The city of Jersey Village has been awarded $3.3 million in federal grant money to fund 18 home elevations in flood-prone areas within the city, officials announced March 11.
With the funding secured, Jersey Village City Council is expected to review contractors that could be hired by the city to carry out the elevations at a March 18 council meeting.
“This has been a long process, but it is exciting to see these homes will be elevated,” City Manager Austin Bleess said. “A lot of work goes into the grant applications. It’s not an easy process, but it is a worthwhile one.”
The city applied for the grant in fall 2017 as a part of its Long Term Flood Recovery Plan, which was developed and adopted by the city in response to widespread flooding in April 2016. Known as the Tax Day Floods, the storm flooded 238 homes within Jersey Village, spurring city officials to seek solutions.

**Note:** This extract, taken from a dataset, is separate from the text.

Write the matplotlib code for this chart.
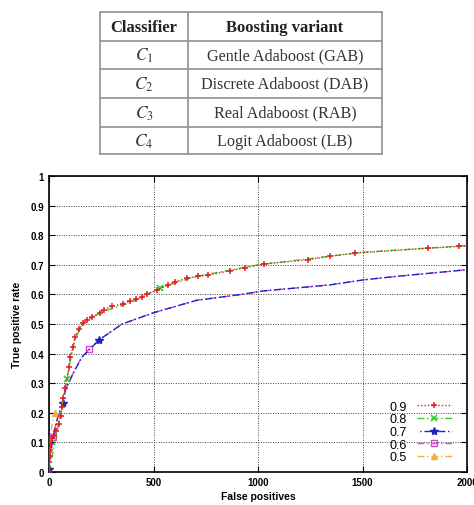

The elevations were one of several solutions proposed in the plan; others include drainage improvements on several city streets, stormwater conveyance improvements along White Oak Bayou and the construction of a barrier along Jersey Meadow Golf Course that would allow for more stormwater storage.
Bleess said homes recommended for elevations are homes that would still be susceptible to flooding after the other projects are completed. He said the 18 homes represent the first round of elevations, and the city will be submitting grant applications for the next several years, until all homes that have been hit with flooding are removed from the flood plain.
A presentation from the time the city was preparing to submit the application indicates homes on portions of Jersey Drive, Elwood Drive, Acapulco Drive, Juneau Lane and St. Helier Street could be elevated as part of the first round.
“For this first round we took homes that were in a contiguous area so that all of the work is being done in close proximity,” Bleess said. “That should help lower mobilization and other costs in the project.”
The Federal Emergency Management Agency, which awarded the grant, defines a properly elevated home as one where the living area is at least 18 inches above the base flood elevation.
A total of six contractors have submitted qualifications to the city for review, Bleess said. After the council selects which contractors to approve, individual homeowners will be able to select which ones to work with on their homes.
A meeting between the city’s grant administrator, other city staff, the contractors and the homeowners is being planned for April 9, Bleess said.
“After that we will have a better timeline for when the first homes will be elevated,” he said. “It could take 12-24 months for all 18 homes to be elevated.”
The grant will require the city to contribute roughly $276,000 in matching funds for the elevations, Bleess said.